L’histoire de Marie (part 2) Face au diagnostic, face à soi-même
Le 10 avril 2018, la vie de Marie a basculé. Ce jour-là, elle entre au bloc, pensant qu’une simple opération suffira à réparer son dos et à lui redonner sa liberté. Mais lorsqu'elle se réveille le syndrome de la queue de cheval lui laisse des séquelles irréversibles.
Comment avez-vous vécu l’annonce de la nécessité de l’autosondage ?
Ça a été un tsunami. Je suis infirmière, je connais la technique, mais l’accepter pour moi-même a été très difficile. Je suis passée par toutes les phases du deuil : le refus, la colère, le découragement… J’avais honte, je ne voulais pas me sonder en dehors de chez moi. Ça a été une lutte intérieure énorme. Je ne voulais pas de cette vie avec autosondage et aussi des lavements. Je buvais moins pour éviter d’avoir à me sonder… Évidemment, ça a entraîné des infections à répétition. Je me débattais entre mon côté infirmière, qui savait ce qu’il fallait faire, et mon côté patiente, qui ne voulait pas l’accepter. J’étais épuisée physiquement et mentalement ; j’ai fini par consulter une psychiatre en 2019 parce que je n’arrivais plus à avancer. J’avais des idées noires. J’ai mis deux ans à sortir la tête de l’eau.

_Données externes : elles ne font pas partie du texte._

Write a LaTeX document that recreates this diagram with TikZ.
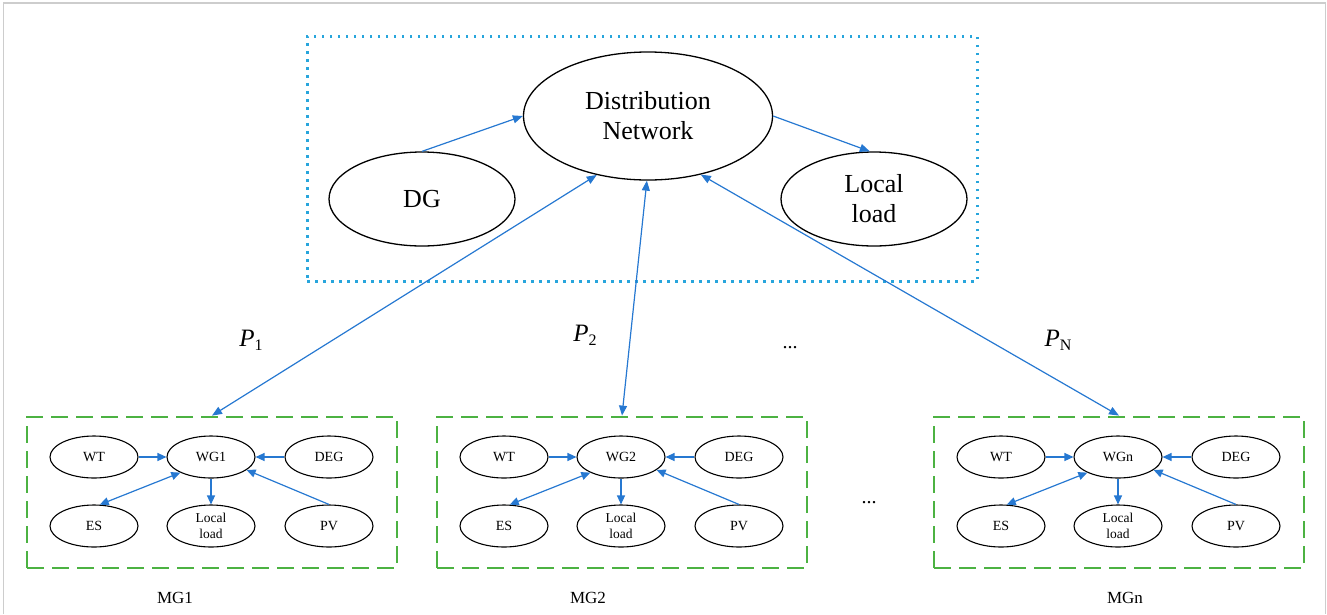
\documentclass[tikz,border=0pt]{standalone}
\usepackage{fontspec}
\setmainfont{Liberation Serif}
\usetikzlibrary{arrows.meta,shapes.geometric}
\definecolor{arrblue}{RGB}{38,120,209}
\definecolor{dotblue}{RGB}{40,165,220}
\definecolor{mggreen}{RGB}{76,178,66}
\definecolor{framegray}{RGB}{205,205,205}
\begin{document}
\begin{tikzpicture}[x=1pt,y=-1pt,
  bigell/.style={draw, ellipse, line width=1.3pt, inner sep=0pt, align=center,
    font=\fontsize{26}{30}\selectfont},
  smallell/.style={draw, ellipse, line width=1.1pt, minimum width=88pt, minimum height=42pt,
    inner sep=0pt, align=center, font=\fontsize{14}{16}\selectfont},
  conn/.style={draw=arrblue, line width=1.2pt, -{Triangle[length=10pt,width=8pt]}},
  dconn/.style={draw=arrblue, line width=1.2pt, {Triangle[length=10pt,width=8pt]}-{Triangle[length=10pt,width=8pt]}},
  mgbox/.style={draw=mggreen, line width=2.8pt, dash pattern=on 17pt off 8pt,
    minimum width=370pt, minimum height=151pt, inner sep=0pt},
  lbl/.style={inner sep=0pt}
]
\useasboundingbox (0,0) rectangle (1327,614);
% outer frame
\draw[framegray, line width=1.5pt] (3.5,614) -- (3.5,3) -- (1325.5,3) -- (1325.5,614);

% top region
\node[draw=dotblue, line width=3pt, dash pattern=on 2.5pt off 5.5pt, minimum width=670pt,
  minimum height=245pt, inner sep=0pt] (top) at (642,158.5) {};
\node[bigell, minimum width=249pt, minimum height=128pt] (dn) at (648,116) {Distribution\\Network};
\node[bigell, minimum width=186pt, minimum height=94pt] (dg) at (422,199) {DG};
\node[bigell, minimum width=186pt, minimum height=94pt] (ll) at (874,199) {Local\\load};
\draw[conn] (dg.north) -- (dn.west);
\draw[conn] (dn.east) -- (ll.95);

% microgrids
\foreach \i/\dx/\mx in {1/0/175, 2/410/588, n/907/1125} {
  \node[mgbox] (mg\i) at ({212+\dx},492.5) {};
  \node[smallell] (wt\i) at ({94+\dx},457) {WT};
  \node[smallell] (wg\i) at ({211+\dx},457) {WG\i};
  \node[smallell] (deg\i) at ({329+\dx},457) {DEG};
  \node[smallell] (es\i) at ({94+\dx},526) {ES};
  \node[smallell, font=\fontsize{13.5}{16.5}\selectfont] (lo\i) at ({211+\dx},526) {Local\\load};
  \node[smallell] (pv\i) at ({329+\dx},526) {PV};
  \node[lbl, font=\fontsize{17}{20}\selectfont] (mgl\i) at (\mx,598) {MG\i};
  \draw[conn, -{Triangle[length=9pt,width=8pt]}] (wt\i.east) -- (wg\i.west);
  \draw[conn, -{Triangle[length=9pt,width=8pt]}] (deg\i.west) -- (wg\i.east);
  \draw[conn, -{Triangle[length=9pt,width=8pt]}] (wg\i.south) -- (lo\i.north);
  \draw[conn, -{Triangle[length=9pt,width=8pt]}] (pv\i.north) -- (wg\i.-20);
  \draw[dconn, {Triangle[length=9pt,width=8pt]}-{Triangle[length=9pt,width=8pt]}] (es\i.75) -- (wg\i.207);
}

% links to distribution network
\draw[dconn] (mg1.north) -- (dn.229);
\draw[dconn] (mg2.north) -- (dn.269);
\draw[dconn] (mgn.north) -- (dn.-48);

% labels
\node[lbl, font=\fontsize{25}{28}\selectfont] (p1) at (251,340) {\textit{P}\raisebox{-0.35ex}{\fontsize{16}{16}\selectfont 1}};
\node[lbl, font=\fontsize{25}{28}\selectfont] (p2) at (585,335) {\textit{P}\raisebox{-0.35ex}{\fontsize{16}{16}\selectfont 2}};
\node[lbl, font=\fontsize{25}{28}\selectfont] (pn) at (1058,340) {\textit{P}\raisebox{-0.35ex}{\fontsize{16}{16}\selectfont N}};
\node[lbl, font=\fontsize{20}{24}\selectfont] (dots1) at (790,348) {...};
\node[lbl, font=\fontsize{20}{24}\selectfont] (dots2) at (869,503) {...};
\end{tikzpicture}
\end{document}
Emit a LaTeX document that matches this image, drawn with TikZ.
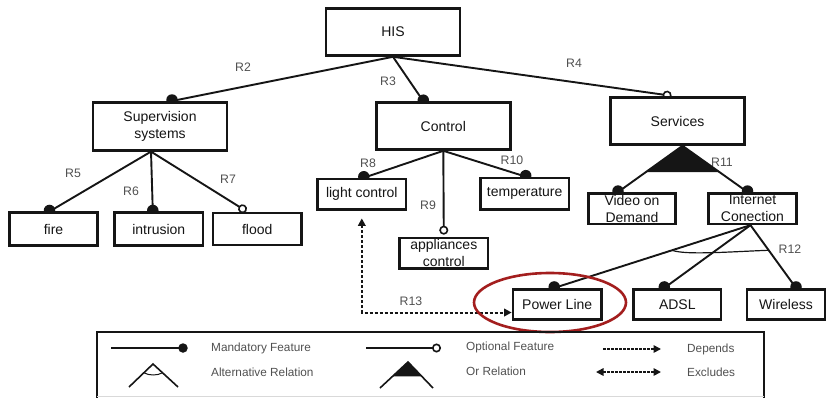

‘’J’avais l’impression d’être à la fois l’infirmière qui sait ce qu’il faut faire et la patiente qui n’a pas envie de le faire ‘’
Vous avez également dû faire face à des complications intestinales.
Comment les gérez-vous au quotidien ?
C’est le plus difficile à gérer. Je dois faire des lavements tous les jours, ce qui est très contraignant. Mais j’ai fini par accepter que ça fasse partie de ma vie.
Comment les choses ont-elles évolué ?
C’est un événement tragique qui va provoquer un déclic : le décès du meilleur ami de mon fils, un adolescent de 14 ans. J’ai réalisé que moi, j’étais encore là, avec mon fils en bonne santé. Ça a remis les choses en perspective. Je ne pouvais plus rester dans cette colère. J’ai lâché prise.
J’ai lâché prise. À ce moment-là, j’ai commencé à me réapproprier mon quotidien. J’ai appris à gérer mon matériel, à organiser mes journées en fonction, j’ai arrêté de lutter contre une réalité immuable. J’ai compris que c’était la seule solution pour retrouver une vie normale. J’ai mis en place une routine, j’ai trouvé des astuces pour que ce soit plus discret et plus pratique.
‘‘J’ai compris que c’était la seule solution pour retrouver une vie normale ‘’
Vous avez ressenti une certaine stigmatisation.
Quand j’ai commencé, je me suis sentie très seule. Isolée… Je ne connaissais personne qui s’autosondait et j’avais honte d’en parler. Et puis dans le cadre professionnel, certains collègues étaient bienveillants d’autres manifestaient des attitudes d’incompréhension, avaient des commentaires désobligeants et me considéraient comme une fainéante. Et puis j’ai un bureau aménagé à mes besoins, ce qui a pu susciter des jalousies et des propos vraiment inappropriés. Je ne crois pas que ce soit un privilège ! J’ai géré ces situations avec de la distance, le plus important étant de me concentrer sur mon job et mon bien-être.
Aujourd’hui, d’ailleurs, j’espère que mon témoignage aidera d’autres patients à accepter leur nouvelle réalité et à voir qu’une vie épanouie est possible. Je veux aider d’autres personnes qui traversent les mêmes difficultés. J’aurais tellement aimé, dès le départ, rencontrer quelqu’un qui avait déjà vécu ça et qui pouvait me dire « accroche-toi, tu vas y arriver ».